The Bexar County Sheriff’s Office announced Monday that its K-9 unit has been suspended, after two of its dogs were left in the back of a county car by their handler.
Both dogs died of heatstroke.
Sheriff Amadeo Ortiz said Deputy Steve Benoy had accidentally left the two dogs in his unit when he left for an overnight trip.
Benoy remains on administrative leave pending the results of an internal investigation.
The sheriff acknowledged the truth of a recent KSAT report, in which it was reported the department had two heat alarm systems, purchased in 2010.
The systems are designed to alert officers when their units get too hot, while automatically lowering car windows and turning on fans.
Despite having two such systems two years ago, the sheriff acknowledged that a lack of administrative oversight and technical know-how prevented them from being installed.
Ortiz said the systems likely would not have saved the two dogs, but acknowledged they would have had a better chance to survive.

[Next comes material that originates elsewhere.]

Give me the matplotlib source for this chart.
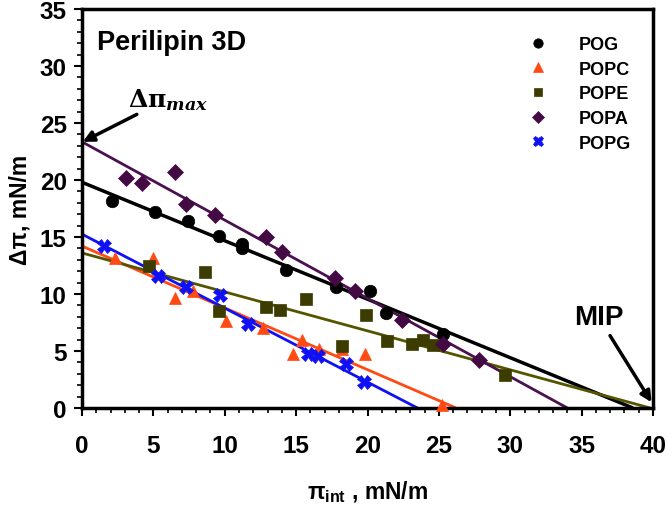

Four new Chevy Tahoes will be installed with the latest heat alarm systems, Ortiz said, designed to turn on the air conditioning in units that get too hot, along with calling four designated telephone numbers with alerts to the situation.
Officers in the K-9 unit will also undergo more extensive training in the near future.
The K-9 unit will be suspended until those changes are put into place.
Deputy Chief Dale Bennet, in charge of the BCSO’s patrol unit and, subsequently, all K-9 operations, has been reassigned to head the office’s court security operations
Two new dogs will likely be purchased, Ortiz said, after the office raises enough money.